Do this:
Begin with the first line below and retype each line exactly through the line containing "from matplotlib.lines import Line2D". Any pictures are to be left out.

# # # # #

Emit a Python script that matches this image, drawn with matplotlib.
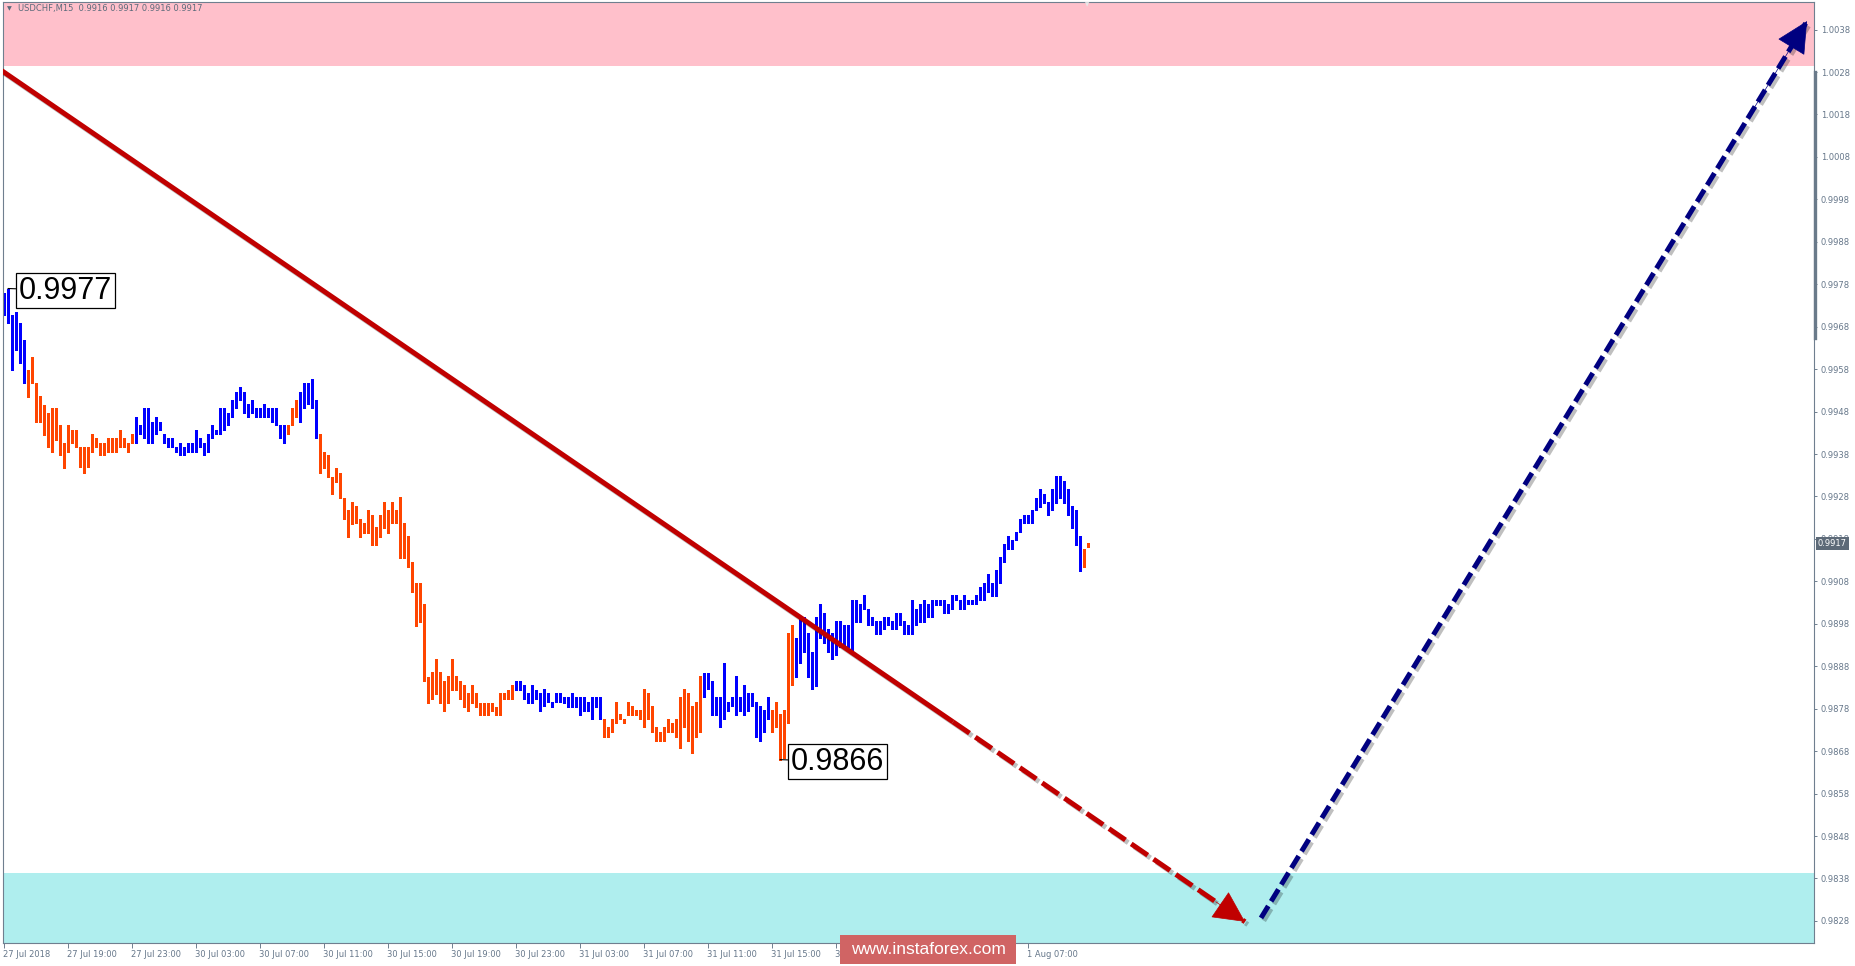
import numpy as np
import matplotlib
matplotlib.use('Agg')
import matplotlib.pyplot as plt
import matplotlib.patheffects as pe
from matplotlib.transforms import ScaledTranslation
from matplotlib.patches import Rectangle
from matplotlib.lines import Line2D

# USDCHF M15 bars from 27 Jul 2018 15:00, one entry per bar (high / low)
highs = [
    0.99759, 0.99770, 0.99708, 0.99715, 0.99689, 0.99649, 0.99578, 0.99608, 0.99547, 0.99517,
    0.99496, 0.99476, 0.99489, 0.99489, 0.99448, 0.99407, 0.99448, 0.99437, 0.99437, 0.99397,
    0.99397, 0.99397, 0.99427, 0.99417, 0.99407, 0.99407, 0.99417, 0.99417, 0.99417, 0.99437,
    0.99417, 0.99407, 0.99427, 0.99468, 0.99448, 0.99489, 0.99489, 0.99456, 0.99468, 0.99456,
    0.99427, 0.99417, 0.99417, 0.99397, 0.99407, 0.99397, 0.99407, 0.99407, 0.99437, 0.99417,
    0.99407, 0.99427, 0.99448, 0.99437, 0.99489, 0.99489, 0.99476, 0.99507, 0.99527, 0.99537,
    0.99527, 0.99498, 0.99507, 0.99489, 0.99489, 0.99498, 0.99489, 0.99488, 0.99489, 0.99448,
    0.99448, 0.99448, 0.99489, 0.99507, 0.99527, 0.99547, 0.99547, 0.99556, 0.99507, 0.99427,
    0.99385, 0.99378, 0.99327, 0.99346, 0.99336, 0.99276, 0.99248, 0.99268, 0.99258, 0.99226,
    0.99217, 0.99248, 0.99236, 0.99209, 0.99236, 0.99268, 0.99248, 0.99268, 0.99248, 0.99278,
    0.99217, 0.99187, 0.99126, 0.99077, 0.99077, 0.99027, 0.98855, 0.98867, 0.98896, 0.98867,
    0.98846, 0.98856, 0.98896, 0.98856, 0.98846, 0.98836, 0.98816, 0.98836, 0.98816, 0.98794,
    0.98794, 0.98794, 0.98794, 0.98785, 0.98816, 0.98816, 0.98824, 0.98836, 0.98846, 0.98846,
    0.98836, 0.98816, 0.98836, 0.98824, 0.98816, 0.98826, 0.98816, 0.98796, 0.98816, 0.98816,
    0.98807, 0.98807, 0.98816, 0.98807, 0.98807, 0.98807, 0.98796, 0.98807, 0.98807, 0.98807,
    0.98755, 0.98736, 0.98755, 0.98796, 0.98767, 0.98755, 0.98796, 0.98786, 0.98777, 0.98777,
    0.98826, 0.98816, 0.98786, 0.98736, 0.98726, 0.98736, 0.98755, 0.98746, 0.98755, 0.98807,
    0.98826, 0.98816, 0.98786, 0.98796, 0.98857, 0.98865, 0.98865, 0.98846, 0.98807, 0.98807,
    0.98887, 0.98796, 0.98807, 0.98857, 0.98807, 0.98836, 0.98816, 0.98816, 0.98796, 0.98786,
    0.98777, 0.98807, 0.98777, 0.98796, 0.98767, 0.98777, 0.98958, 0.98977, 0.98946, 0.98997,
    0.98997, 0.98958, 0.98914, 0.98997, 0.99027, 0.99006, 0.98967, 0.98958, 0.98987, 0.98987,
    0.98977, 0.98977, 0.99036, 0.99036, 0.99027, 0.99048, 0.99016, 0.98997, 0.98987, 0.98987,
    0.98997, 0.98997, 0.98987, 0.99006, 0.99006, 0.98987, 0.98977, 0.99036, 0.99016, 0.99027,
    0.99036, 0.99027, 0.99036, 0.99036, 0.99036, 0.99036, 0.99027, 0.99048, 0.99048, 0.99036,
    0.99048, 0.99036, 0.99036, 0.99048, 0.99067, 0.99077, 0.99097, 0.99077, 0.99107, 0.99138,
    0.99168, 0.99187, 0.99177, 0.99197, 0.99226, 0.99236, 0.99236, 0.99248, 0.99277, 0.99297,
    0.99287, 0.99268, 0.99297, 0.99328, 0.99328, 0.99316, 0.99297, 0.99258, 0.99248, 0.99187,
    0.99156, 0.99170,
]
lows = [
    0.99708, 0.99688, 0.99578, 0.99625, 0.99595, 0.99547, 0.99515, 0.99547, 0.99456, 0.99456,
    0.99425, 0.99397, 0.99385, 0.99413, 0.99378, 0.99346, 0.99385, 0.99405, 0.99397, 0.99350,
    0.99336, 0.99350, 0.99385, 0.99397, 0.99378, 0.99378, 0.99385, 0.99385, 0.99385, 0.99397,
    0.99397, 0.99385, 0.99407, 0.99407, 0.99427, 0.99417, 0.99407, 0.99407, 0.99427, 0.99437,
    0.99407, 0.99397, 0.99397, 0.99385, 0.99378, 0.99378, 0.99385, 0.99385, 0.99385, 0.99397,
    0.99378, 0.99385, 0.99417, 0.99427, 0.99427, 0.99437, 0.99448, 0.99468, 0.99488, 0.99507,
    0.99476, 0.99468, 0.99476, 0.99468, 0.99468, 0.99468, 0.99468, 0.99456, 0.99448, 0.99417,
    0.99407, 0.99427, 0.99448, 0.99468, 0.99456, 0.99488, 0.99497, 0.99488, 0.99417, 0.99336,
    0.99346, 0.99327, 0.99287, 0.99315, 0.99276, 0.99226, 0.99185, 0.99215, 0.99217, 0.99185,
    0.99195, 0.99195, 0.99166, 0.99166, 0.99185, 0.99205, 0.99195, 0.99217, 0.99217, 0.99134,
    0.99134, 0.99115, 0.99056, 0.98975, 0.98985, 0.98846, 0.98794, 0.98804, 0.98815, 0.98794,
    0.98775, 0.98794, 0.98824, 0.98824, 0.98804, 0.98785, 0.98775, 0.98794, 0.98785, 0.98765,
    0.98765, 0.98765, 0.98775, 0.98765, 0.98765, 0.98804, 0.98804, 0.98804, 0.98824, 0.98824,
    0.98804, 0.98794, 0.98794, 0.98804, 0.98775, 0.98787, 0.98796, 0.98785, 0.98796, 0.98796,
    0.98794, 0.98785, 0.98785, 0.98785, 0.98765, 0.98775, 0.98775, 0.98755, 0.98785, 0.98755,
    0.98714, 0.98714, 0.98726, 0.98746, 0.98755, 0.98746, 0.98765, 0.98765, 0.98765, 0.98755,
    0.98736, 0.98755, 0.98726, 0.98705, 0.98705, 0.98705, 0.98726, 0.98726, 0.98714, 0.98687,
    0.98736, 0.98705, 0.98675, 0.98714, 0.98726, 0.98807, 0.98826, 0.98765, 0.98765, 0.98736,
    0.98755, 0.98775, 0.98786, 0.98765, 0.98775, 0.98765, 0.98775, 0.98786, 0.98714, 0.98705,
    0.98726, 0.98755, 0.98726, 0.98736, 0.98658, 0.98665, 0.98746, 0.98836, 0.98855, 0.98887,
    0.98914, 0.98855, 0.98826, 0.98833, 0.98946, 0.98935, 0.98914, 0.98896, 0.98906, 0.98926,
    0.98926, 0.98926, 0.98917, 0.98985, 0.98985, 0.99016, 0.98977, 0.98977, 0.98956, 0.98956,
    0.98967, 0.98977, 0.98967, 0.98967, 0.98977, 0.98956, 0.98956, 0.98956, 0.98977, 0.98985,
    0.98985, 0.98995, 0.98995, 0.99024, 0.99024, 0.99006, 0.99006, 0.99016, 0.99036, 0.99016,
    0.99016, 0.99027, 0.99027, 0.99027, 0.99036, 0.99036, 0.99056, 0.99045, 0.99045, 0.99075,
    0.99126, 0.99156, 0.99156, 0.99177, 0.99197, 0.99217, 0.99217, 0.99217, 0.99248, 0.99256,
    0.99265, 0.99236, 0.99248, 0.99265, 0.99276, 0.99265, 0.99236, 0.99205, 0.99166, 0.99105,
    0.99115, 0.99160,
]
# wave colouring of the bars: (direction, number of bars)
wave_runs = [('up', 6), ('down', 27), ('up', 38), ('down', 3), ('up', 5), ('down', 49),
             ('up', 22), ('down', 25), ('up', 17), ('down', 6), ('up', 72), ('down', 2)]

time_label_bars = [0, 16, 32, 48, 64, 80, 96, 112, 128, 144, 160, 176, 192, 208, 224, 240, 256]
time_labels = ['27 Jul 2018', '27 Jul 19:00', '27 Jul 23:00', '30 Jul 03:00', '30 Jul 07:00',
               '30 Jul 11:00', '30 Jul 15:00', '30 Jul 19:00', '30 Jul 23:00', '31 Jul 03:00',
               '31 Jul 07:00', '31 Jul 11:00', '31 Jul 15:00', '31 Jul 19:00', '31 Jul 23:00',
               '1 Aug 03:00', '1 Aug 07:00']
price_ticks = [0.9828, 0.9838, 0.9848, 0.9858, 0.9868, 0.9878, 0.9888, 0.9898, 0.9908, 0.9918,
               0.9928, 0.9938, 0.9948, 0.9958, 0.9968, 0.9978, 0.9988, 0.9998, 1.0008, 1.0018,
               1.0028, 1.0038]

resistance_zone = (1.00294, 1.0050)
support_zone = (0.9815, 0.98392)
# wave arrows as (bar index, price)
down_wave_solid = [(-1, 1.00286), (237.25, 0.98749)]
down_wave_dashed = [(237.25, 0.98749), (310.25, 0.98278)]
up_wave = [(314.25, 0.98287), (450.75, 1.00400)]
extremes = [(1, 0.9977, '0.9977'), (194, 0.9866, '0.9866')]
last_price = 0.9917
header = 'USDCHF,M15  0.9916 0.9917 0.9916 0.9917'

W, H = 1856, 966
fig = plt.figure(figsize=(W / 100, H / 100), dpi=100)
fig.patch.set_facecolor('white')
ax = fig.add_axes([3 / W, 23 / H, 1811 / W, 941 / H])
ax.set_xlim(-0.25, 452.5)
ax.set_ylim(0.98228, 1.00445)

axis_col = '#6f7f8f'
lab_col = '#66778a'

ax.axhspan(resistance_zone[0], resistance_zone[1], color='#ffc0cb', lw=0, zorder=0)
ax.axhspan(support_zone[0], support_zone[1], color='#afeeee', lw=0, zorder=0)

colors = []
for d, n in wave_runs:
    colors += ['#0000ff' if d == 'up' else '#ff4500'] * n
idx = np.arange(len(highs))
ax.vlines(idx, lows, highs, colors=colors, linewidth=2.16, antialiased=False, zorder=2)

shadow = [pe.SimpleLineShadow(offset=(2, -2), shadow_color='k', alpha=0.25), pe.Normal()]
red = '#c00000'
navy = '#000080'
xs, ys = zip(*down_wave_solid)
ax.plot(xs, ys, color=red, lw=3.6, solid_capstyle='butt', zorder=5, path_effects=shadow)
xs, ys = zip(*down_wave_dashed)
ax.plot(xs, ys, color=red, lw=3.6, dashes=(4, 1.4), dash_capstyle='butt', zorder=5,
        path_effects=shadow)
xs, ys = zip(*up_wave)
ax.plot(xs, ys, color=navy, lw=3.6, dashes=(2.8, 1.1), dash_capstyle='butt', zorder=5,
        path_effects=shadow)

for pts, col in [(down_wave_dashed, red), (up_wave, navy)]:
    (x0, y0), (x1, y1) = pts
    ax.annotate('', xy=(x1, y1), xytext=(x1 - (x1 - x0) * 0.1, y1 - (y1 - y0) * 0.1),
                arrowprops=dict(arrowstyle='-|>,head_length=1.0,head_width=0.5',
                                mutation_scale=21, fc=col, ec=col, lw=0.5,
                                shrinkA=0, shrinkB=0), zorder=6)

for bx, py, txt in extremes:
    ax.annotate(txt, xy=(bx, py), xytext=(11, -2), textcoords='offset pixels',
                ha='left', va='center', fontsize=22, family='Liberation Sans', color='black',
                bbox=dict(boxstyle='square,pad=0.09', fc='white', ec='black', lw=0.9),
                arrowprops=dict(arrowstyle='-', color='black', lw=0.8, shrinkA=0, shrinkB=0),
                zorder=7)

for s in ax.spines.values():
    s.set_color(axis_col)
    s.set_linewidth(0.8)

ax.yaxis.tick_right()
ax.set_yticks(price_ticks)
ax.set_yticklabels([f'{p:.4f}' for p in price_ticks])
ax.tick_params(axis='y', direction='out', length=2.5, width=0.7, pad=2.5, labelsize=6,
               color=axis_col, labelcolor=lab_col)
ax.set_xticks(time_label_bars)
ax.set_xticklabels(time_labels)
ax.tick_params(axis='x', direction='out', length=3.5, width=0.7, pad=1.5, labelsize=6,
               color=axis_col, labelcolor=lab_col)
for lab in ax.get_xticklabels():
    lab.set_horizontalalignment('left')
    lab.set_transform(lab.get_transform() + ScaledTranslation(-0.01, 0, fig.dpi_scale_trans))

# current price tag on the price scale
ax.annotate('0.9917', xy=(1.0, last_price), xycoords=('axes fraction', 'data'),
            xytext=(4, 0), textcoords='offset pixels', ha='left', va='center',
            fontsize=6, color='white', zorder=8, annotation_clip=False,
            bbox=dict(boxstyle='square,pad=0.25', fc='#5d6a78', ec='none'))

# scroll marker on the price scale
fig.add_artist(Line2D([1815 / W, 1815 / W], [1 - 72 / H, 1 - 338 / H], color='#6a7a8a', lw=2.4))
fig.text(7 / W, 1 - 9 / H, '\u25bc', fontsize=4.5, color='#5b6b7b', va='center', ha='left')
fig.text(18 / W, 1 - 9 / H, header, fontsize=6, color='#5b6b7b', va='center', ha='left')
fig.text(1087 / W, 1 - 5 / H, '\u25bc', fontsize=4, color='#e8e8e8', va='center', ha='center')

fig.add_artist(Rectangle((840 / W, 1 - 964 / H), 176 / W, 29 / H, transform=fig.transFigure,
                         fc='#d06464', ec='none', zorder=10))
fig.text(928 / W, 1 - 950 / H, 'www.instaforex.com', ha='center', va='center', color='white',
         fontsize=12.5, family='Liberation Sans', zorder=11)

fig.savefig('out.png', dpi=100)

# # # # #

Output below:
Emit a Python script that matches this image, drawn with matplotlib.
import numpy as np
import matplotlib
matplotlib.use('Agg')
import matplotlib.pyplot as plt
import matplotlib.patheffects as pe
from matplotlib.transforms import ScaledTranslation
from matplotlib.patches import Rectangle
from matplotlib.lines import Line2D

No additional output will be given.